By Adam Philip Stern, M.D.
The radiology tech waved me into his cozy dark room filled with bright screens. It’s usually off-limits to patients, but maybe he knew I was a local doctor and faculty member at Harvard Medical School, which can occasionally get me a backstage pass. With a smirk, he told me I should eat something, pointing at the air in my stomach on the X-rays he had taken moments earlier.
I’d had surgery to remove three metastatic tumors from my lungs just hours before, and every breath ended with a wince. Food was not on my mind, but the tech had made me smile — air in the stomach usually signals that the patient needs to burp, not hunger. I began thinking about the potential for a case report in The New England Journal — 34-year-old man with metastatic renal cell carcinoma needs a burp.
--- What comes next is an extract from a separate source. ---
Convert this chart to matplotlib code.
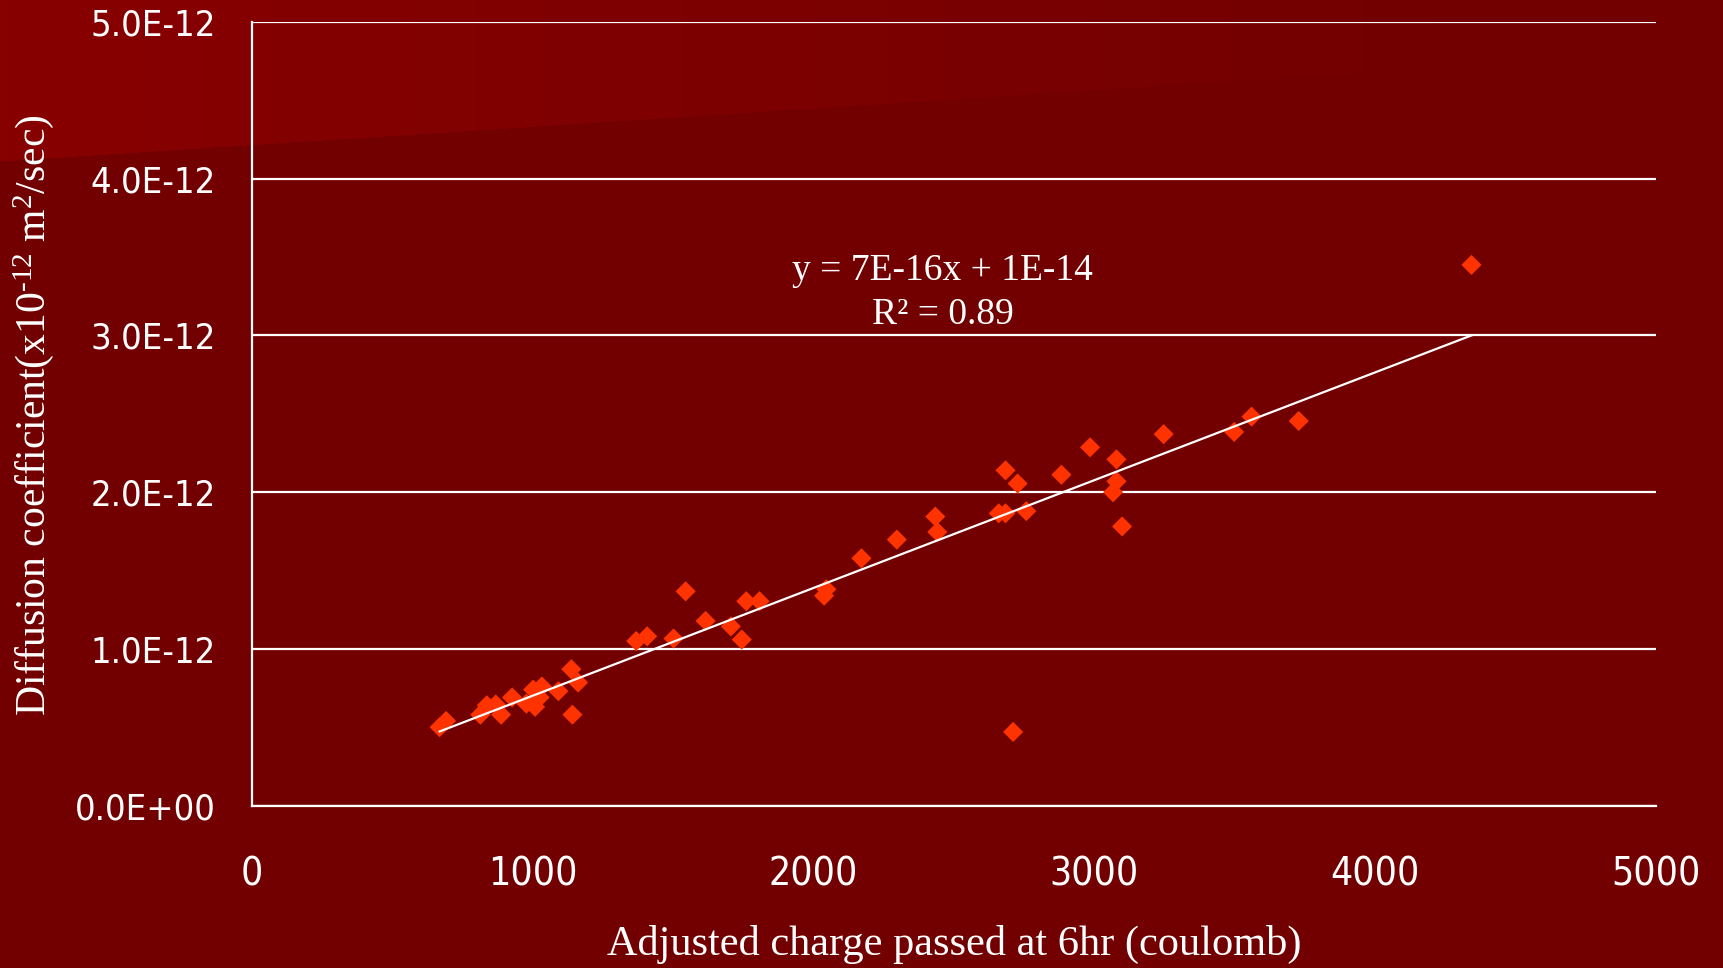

Back in my hospital room, my mind went to the last time I found myself in a radiology reading room. It was Jan. 19, 2018, and I was looking at my own CT scan images late on a Friday afternoon, self-diagnosing the emotionally incomprehensible image before me as kidney cancer just minutes before my primary care doctor called back with the results. I called my brother and kept him on the phone with me for as long as I could, and still it was the most alone I have ever felt. My doctor told me that the radiologist said it was Stage 3, which meant that it could potentially be cured with surgical removal of my kidney. There were tiny nodules in my lungs, but they were too small to say anything definitive about.